Filtering data with pandas

Hi everybody,

i have a Excel files with dataframe and i want filtering it with multiselect input widget. Code is following:

import streamlit as st
import pandas as pd
import openpyxl as oxl
from PIL import Image
import numpy as np
import plotly.express as px

st.set_page_config(page_title="Spazio Italia Ordinato", layout="wide")
immagine = "/home/andrea/Documenti/VsCode/StreamLit/spazio.png"
st.sidebar.image(immagine)

@st.cache(persist =True)
def get_data_from_excel():
    data = pd.read_excel(
        "Ordinato.xlsx",
        sheet_name="dettaglio",
        usecols="A:H",
        header=0,
        converters={'Anno':int, "Valore":int}
    )
    return data

df = get_data_from_excel()

st.markdown("<h1 style='text-align: center; color: white;'>Dashboard Ordinato</h1>", unsafe_allow_html=True)
# st.title(':bar_chart: Dashboard Ordinato')
st.markdown("""---""")

# --------SIDERBAR-----------
st.sidebar.header("Filtri:")

azienda = st.sidebar.multiselect('Scegliere una o piu Aziende:', options=df["Azienda"].unique(), default="OLDLINE")
anno = st.sidebar.multiselect('Scegliere uno o piu Anni:', options=df["Anno"].unique())
manager = st.sidebar.multiselect('Scegliere uno o piu manager:', options=df["Manager"].unique())
citta = st.sidebar.multiselect('Scegliere una o piu Città:', options=df["Citta"].unique())

#-----FILTRI------
df_selection = df.query(
    "Azienda == @azienda & Anno == @anno & Manager == @manager & Citta == @citta"
)
st.dataframe(df_selection)


#----MAIN PAGE --------
st.markdown("""---""")
st.markdown("##")

total_order = len(df_selection)
total_sales = int(df_selection["Valore"].sum())
mean_sales = int(df_selection["Valore"].mean())
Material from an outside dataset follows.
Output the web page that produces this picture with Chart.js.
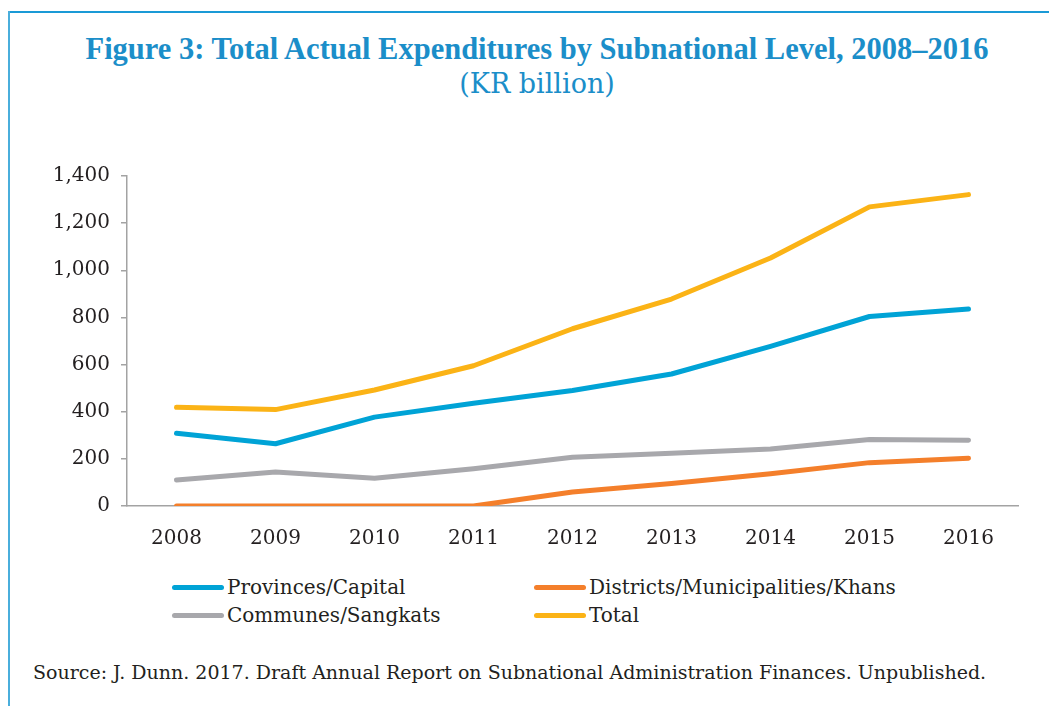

left_column, middle_column, right_column = st.columns(3)
with left_column:
    st.subheader(":baggage_claim: Numero di Ordini:")
    st.subheader(f"{total_order}")
with middle_column:
    st.subheader(":euro: Totale Ordini:")
    st.subheader(f"€ {total_sales:,}")
with right_column:
    st.subheader(":chart: Media ordini:")
    st.subheader(f"€ {mean_sales:,}")

st.markdown("""---""")

# SALES BY YEARS [BAR CHART]
sales_by_years = df_selection.groupby(by=["Anno"]).sum()[["Valore"]]
fig_years_sales = px.bar(
    sales_by_years,
    x=sales_by_years.index,
    y="Valore",
    title="<b>Vendite per Anno</b>",
    color_discrete_sequence=["#0083B8"] * len(sales_by_years),
    template="plotly_white",
)
fig_years_sales.update_layout(
    xaxis=dict(tickmode="linear"),
    plot_bgcolor="rgba(0,0,0,0)",
    yaxis=(dict(showgrid=False)),
)

# SALES BY MANAGER [BAR CHART]
sales_by_manager = df_selection.groupby(by=["Manager"]).sum()[["Valore"]]
fig_manager_sales = px.bar(
    sales_by_manager,
    x=sales_by_manager.index,
    y="Valore",
    title="<b>Vendite Azienda/Manager</b>",
    color_discrete_sequence=["#0083B8"] * len(sales_by_manager),
    template="plotly_white",
)
fig_manager_sales.update_layout(
    xaxis=dict(tickmode="linear"),
    plot_bgcolor="rgba(0,0,0,0)",
    yaxis=(dict(showgrid=False)),
)


left_column, right_column = st.columns(2)
left_column.plotly_chart(fig_years_sales, use_container_width=True)
right_column.plotly_chart(fig_manager_sales, use_container_width=True)

my problem is that i would like filter columns ANNO (years), azienda (company), Manager and città (city) and i try to do that with pandas query. But if is use AND bitwise operatore &, i got filtered dataframe just with first filter used. If i use OR bitwise operator | the same problem.
How i can get filtered data with all conditions i need?

Thanks for the help!

Andrea

I use and and or in df.query all the time, not the & and |. That works.Have you tried that? I also use parentheses to keep the conditions clear.

Dinesh

I just follow your advice, changing the syntax to:


df_selection = df.query(
    ("Azienda == @azienda") and ("Anno == @anno") and ("Manager == @manager") 
)
st.dataframe(df_selection)

but i still have the problem that the dataframe show me filtered data from just the first condition I choose. I mean: if i choose first Azienda (company) i got filtered dataframe of company chosen. But if i try to apply another filters, dataframe don’t change and i still see the same.

I have this feeling that problem is here : st.dataframe(df_selection) because the first filter applied change the dataframe but subsequent filters do not operate on the result filtered by the first condition but try to filter the same original dataframe.

Maybe i’m wrong, but i can’t figure out how to get out of this problem.

So, first of all, I’d try this outside Streamlit and verify that it filters correctly. This isn’t a streamlit problem as I see it.

Next, I believe the issue with your code is the use of and outside of quotes for pandas. Try this instead:

df_selection = df.query(
    "(Azienda == @azienda) and (Anno == @anno) and (Manager == @manager)") 
)

Dinesh

Yes Dinesh, with the and inside quotes i solve the problem of filters, now everything work correctly. Thank you!

Maybe you can also explain me how to see the filtered dataframe without necessarily inserting all the filters? I try to explain me:
I would like to see all sales of a specific company in a specific year, but without necessarily indicating the sales manager.
With the query set up like this, until I insert all the filters, I can’t see the dataframe result.

Thanks in advance
Andrea